Common data models include the star schema and snowflake schema.
- Time-variant: Data in the warehouse is time-stamped, and historical data is preserved to allow for trend analyses and forecasting. This allows organizations to have a historical perspective of their data, unlike OLTP systems that typically keep only current data.
- Subject-Oriented: A data warehouse focuses on subjects such as sales, marketing, finance, etc., and provides a consolidated view across the organization. This allows for more efficient business analysis and reporting.
- Non-volatile: Once data is loaded into the data warehouse, it is not expected to change frequently. This is in contrast to operational systems where data is constantly updated.
- Scalability and Performance: Data warehouses are designed to handle large volumes of data and must provide high performance for complex analytical queries. This often involves specialized hardware, indexing strategies, in-memory processing, and parallel processing.
- Security and Compliance: As they store sensitive and business-critical information, data warehouses must implement robust security measures including access control, encryption, and compliance with various regulatory requirements.

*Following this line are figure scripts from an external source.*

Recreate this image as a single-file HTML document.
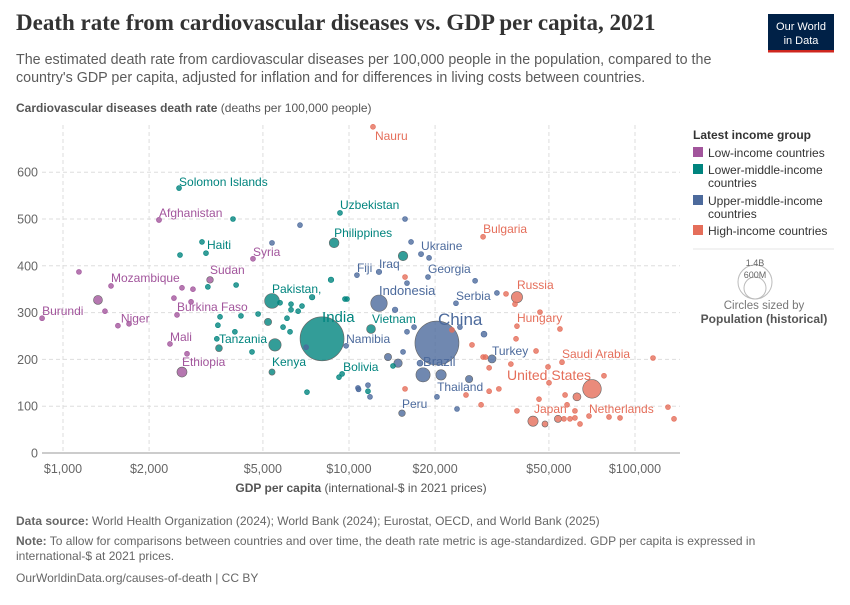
<!DOCTYPE html>
<html><head><meta charset="utf-8"><style>
body{margin:0;background:#fff;font-family:"Liberation Sans",sans-serif}
svg text{font-family:"Liberation Sans",sans-serif}
</style></head><body>
<svg id="c" width="850" height="600" viewBox="0 0 850 600" xmlns="http://www.w3.org/2000/svg">
<text x="16" y="30" font-family="Liberation Serif" font-weight="bold" font-size="23" fill="#333" style="font-family:'Liberation Serif',serif">Death rate from cardiovascular diseases vs. GDP per capita, 2021</text>
<text x="16" y="64" font-size="14.3" fill="#5b5b5b">The estimated death rate from cardiovascular diseases per 100,000 people in the population, compared to the</text>
<text x="16" y="82" font-size="14.3" fill="#5b5b5b">country's GDP per capita, adjusted for inflation and for differences in living costs between countries.</text>
<g>
<rect x="768" y="14" width="66" height="38" fill="#002147"/>
<rect x="768" y="50" width="66" height="2.5" fill="#ce261e"/>
<text x="801" y="30" font-size="11" fill="#fff" text-anchor="middle">Our World</text>
<text x="801" y="44" font-size="11" fill="#fff" text-anchor="middle">in Data</text>
</g>
<text x="16" y="112" font-size="12" fill="#555"><tspan font-weight="bold">Cardiovascular diseases death rate</tspan> (deaths per 100,000 people)</text>
<g id="grid"></g>
<g id="axes"></g>
<g id="pts"></g>
<g id="lbls"></g>
<text x="361" y="492" font-size="12" fill="#555" text-anchor="middle"><tspan font-weight="bold">GDP per capita</tspan> (international-$ in 2021 prices)</text>
<g>
<text x="693" y="139" font-size="12" font-weight="bold" fill="#333">Latest income group</text>
<g><rect x="693" y="147" width="10" height="10" fill="#a2559c"/><text x="708" y="157" font-size="12" fill="#333">Low-income countries</text></g>
<g><rect x="693" y="164" width="10" height="10" fill="#00847e"/><text x="708" y="174" font-size="12" fill="#333">Lower-middle-income</text><text x="708" y="187" font-size="12" fill="#333">countries</text></g>
<g><rect x="693" y="195" width="10" height="10" fill="#4c6a9c"/><text x="708" y="205" font-size="12" fill="#333">Upper-middle-income</text><text x="708" y="218" font-size="12" fill="#333">countries</text></g>
<g><rect x="693" y="225" width="10" height="10" fill="#e56e5a"/><text x="708" y="235" font-size="12" fill="#333">High-income countries</text></g>
<line x1="693" y1="249" x2="834" y2="249" stroke="#e6e6e6"/>
<g>
<circle cx="755" cy="282" r="17" fill="none" stroke="#bbb"/>
<circle cx="755" cy="288" r="11" fill="none" stroke="#bbb"/>
<text x="755" y="266" font-size="9" fill="#666" text-anchor="middle">1.4B</text>
<text x="755" y="278" font-size="9" fill="#666" text-anchor="middle">600M</text>
<text x="764" y="309" font-size="11.5" fill="#777" text-anchor="middle">Circles sized by</text>
<text x="764" y="323" font-size="12" font-weight="bold" fill="#555" text-anchor="middle">Population (historical)</text>
</g>
</g>
<text x="16" y="525" font-size="12" fill="#666"><tspan font-weight="bold">Data source:</tspan> World Health Organization (2024); World Bank (2024); Eurostat, OECD, and World Bank (2025)</text>
<text x="16" y="545" font-size="12" fill="#666"><tspan font-weight="bold">Note:</tspan> To allow for comparisons between countries and over time, the death rate metric is age-standardized. GDP per capita is expressed in</text>
<text x="16" y="560" font-size="12" fill="#666">international-$ at 2021 prices.</text>
<text x="16" y="582" font-size="12" fill="#666">OurWorldinData.org/causes-of-death | CC BY</text>
</svg>
<script>
const xTicks=[1000,2000,5000,10000,20000,50000,100000];
const xTickLabels=["$1,000","$2,000","$5,000","$10,000","$20,000","$50,000","$100,000"];
const yTicks=[0,100,200,300,400,500,600];
const names=["Burundi","Mozambique","Afghanistan","Niger","","","","Sudan","Mali","Ethiopia","Burkina Faso","Syria","","","","","","",
"Solomon Islands","","Haiti","","","Uzbekistan","Philippines","","Pakistan","","India","Tanzania","","Kenya","","","","","","","","","","","","","","","","","","","","Bolivia","","Vietnam","","","","","",
"China","Indonesia","Brazil","","","","Turkey","Thailand","","Peru","Iraq","Fiji","Ukraine","","","","","","Georgia","","","","Serbia","","","","","","","","Namibia","","","","","","",
"Nauru","Bulgaria","Russia","","","","Hungary","","","","Saudi Arabia","","","","United States","","","","","","Japan","","","","","","","","Netherlands","","","","","","","","","","","","","","","",""];
const gdp=[845,1472,2166,1556,1325,1137,1402,3266,2366,2606,2504,4616,2443,2606,2847,2804,1702,2714,
2545,3930,3162,3062,2565,9300,8870,8650,5380,7430,8050,3510,5510,5380,4030,3210,5210,4810,6070,6270,6270,6640,6850,5740,5880,6220,4580,3990,3450,3540,3480,4190,7130,9460,9227,11940,15450,14250,11650,9680,9840,
20300,12730,18150,20980,14840,13690,31620,26300,20300,15320,12730,10660,17860,19050,16480,15700,6740,5380,18890,15950,27600,32900,23660,14490,16880,15950,24430,29650,15450,17710,9770,10750,10800,11840,11650,23860,7080,
12130,29430,38660,35400,38050,46530,38660,54650,38370,45080,55560,115600,49640,77900,70740,62660,50040,56950,46170,57860,43990,48450,53790,56460,59240,61660,64230,61660,69050,81120,88640,130400,136900,38660,28960,25650,30900,33420,15700,30900,29430,30000,26920,36810,22910,15700];
const rate=[288,357,498,272,327,387,303,370,233,173,295,415,331,353,350,323,276,212,
566,500,427,451,423,513,449,370,325,333,244,224,231,173,359,355,280,297,288,318,306,303,314,321,269,259,216,259,244,291,273,293,130,169,162,265,421,186,132,329,329,
235,320,167,167,192,205,201,158,120,85,387,380,425,417,451,500,487,449,376,363,368,342,320,306,269,259,269,254,216,192,229,139,136,120,145,94,226,
697,462,333,340,318,301,271,265,244,218,194,203,184,165,137,120,150,124,115,103,68,62,73,73,73,75,62,90,79,77,75,98,73,90,103,124,132,137,137,182,205,205,231,190,263,376];
const pop=[12,32,40,25,100,10,15,60,22,120,22,21,8,8,8,8,8,8,
1,5,11,5,5,35,115,45,230,45,1410,64,170,54,8,8,70,30,30,8,8,8,8,8,8,8,8,8,8,8,8,8,8,12,8,98,110,8,8,8,8,
1410,275,214,127,90,70,85,72,8,60,44,1,40,8,8,8,8,8,4,8,8,8,7,45,8,8,8,50,8,50,3,8,8,8,8,8,8,
1,7,145,8,8,8,10,8,8,8,36,8,8,8,335,83,8,8,8,8,125,52,68,8,8,8,8,8,18,8,8,8,8,8,8,8,8,8,8,8,8,8,8,8,8,8];
const groupCounts=[["L",18],["M",41],["U",37],["H",46]];
const groups=[];
groupCounts.forEach(([g,n])=>{for(let k=0;k<n;k++)groups.push(g);});
const colors={L:"#a2559c",M:"#00847e",U:"#4c6a9c",H:"#e56e5a"};
const labelLayout={"Solomon Islands":[0,-2],"Afghanistan":[0,-3],"Haiti":[1,-4],"Syria":[0,-3],"Sudan":[0,-6],"Mozambique":[0,-4],"Burundi":[0,-3],"Niger":[3,-3],"Burkina Faso":[0,-4],"Mali":[0,-3],"Ethiopia":[0,-6],"Uzbekistan":[0,-4],"Philippines":[0,-6],"Pakistan":[0,-8,12,"Pakistan,"],"India":[0,-17,15],"Tanzania":[0,-5],"Kenya":[0,-6],"Vietnam":[1,-6],"Bolivia":[1,-3],"Namibia":[0,-3],"Fiji":[0,-3],"Iraq":[0,-4],"Ukraine":[0,-4],"Georgia":[0,-4],"Indonesia":[0,-8,13],"Serbia":[0,-3],"China":[1,-18,17],"Brazil":[0,-9,13],"Turkey":[0,-4],"Thailand":[-32,12],"Peru":[0,-5],"Nauru":[2,13],"Bulgaria":[0,-4],"Russia":[0,-8],"Hungary":[0,-4],"Saudi Arabia":[0,-4],"United States":[-85,-9,14],"Japan":[1,-8],"Netherlands":[0,-3]};
const X0=42,X1=680,Y0=453;
const xs=v=>63+286*Math.log10(v/1000);
const ys=v=>Y0-v*0.468;
const rs=p=>Math.max(2.5,22*Math.pow(p/1410,0.6));
const NS="http://www.w3.org/2000/svg";
function mk(tag,attrs,parent){const e=document.createElementNS(NS,tag);for(const k in attrs)e.setAttribute(k,attrs[k]);parent.appendChild(e);return e;}
const grid=document.getElementById('grid'),axes=document.getElementById('axes'),pts=document.getElementById('pts'),lbls=document.getElementById('lbls');
xTicks.forEach((t,i)=>{
  const l=mk('line',{x1:xs(t),x2:xs(t),y1:125,y2:Y0,stroke:"#ddd","stroke-dasharray":"4,3"},grid);
  
  
  const tx=mk('text',{x:xs(t),y:473,"font-size":12.5,fill:"#666","text-anchor":"middle"},axes);
  tx.textContent=xTickLabels[i];
  
  
});
yTicks.forEach(t=>{
  if(t>0){const l=mk('line',{x1:X0,x2:X1,y1:ys(t),y2:ys(t),stroke:"#ddd","stroke-dasharray":"4,3"},grid);
  
  }
  const tx=mk('text',{x:38,y:ys(t)+4.5,"font-size":12.5,fill:"#666","text-anchor":"end"},axes);
  tx.textContent=t;
  
  
});
const ax=mk('line',{x1:X0,x2:X1,y1:Y0,y2:Y0,stroke:"#999"},axes);


const order=gdp.map((_,i)=>i).sort((a,b)=>pop[b]-pop[a]);
order.forEach(i=>{
  const c=mk('circle',{cx:xs(gdp[i]),cy:ys(rate[i]),r:rs(pop[i]),fill:colors[groups[i]],"fill-opacity":0.8,stroke:colors[groups[i]],"stroke-width":0.6},pts);
  if(pop[i]>50)c.setAttribute('stroke','#666');
  
  
});
names.forEach((n,i)=>{
  if(!n||!labelLayout[n])return;
  const L=labelLayout[n];
  const t=mk('text',{x:xs(gdp[i])+L[0],y:ys(rate[i])+L[1],"font-size":L[2]||12,fill:colors[groups[i]]},lbls);
  t.textContent=L[3]||n;
  
  
});
</script>
</body></html>
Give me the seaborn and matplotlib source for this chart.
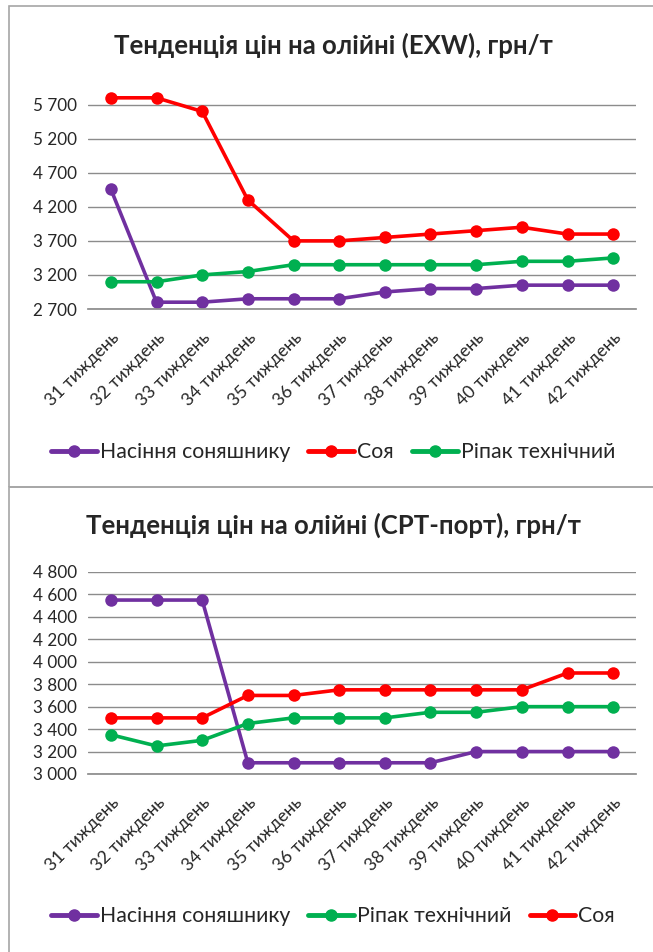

- Data Marts: Within a data warehouse, there can be smaller, specialized subsections called data marts. Data marts are tailored for the specific needs of individual business units within the organization.
- Business Intelligence (BI) Integration: Data warehouses are often integrated with BI tools that provide visualization, reporting, and analytics capabilities. This enables decision-makers to gain insights from the data and drive business strategies.
- Real-Time and Near Real-Time Capabilities: Some modern data warehouses offer real-time or near-real-time data warehousing capabilities to enable more timely insights.
- Cloud-Based Solutions: With the evolution of cloud computing, many data warehouses are now offered as cloud-based solutions, providing scalability, flexibility, and cost-effective options for organizations of various sizes.
- Maintenance and Management: The complexity of a data warehouse requires continuous monitoring, tuning, and maintenance. Proper management ensures data quality, performance optimization, and alignment with evolving business needs.
A data warehouse is a sophisticated, highly specialized data storage system that is critical for data analysis, reporting, and decision support within an organization. It encapsulates a range of technologies, methodologies, and practices to provide a consolidated, coherent, and comprehensive view of an organization's data. It enables the transformation of raw data into meaningful insights, thus empowering organizations to make data-driven decisions.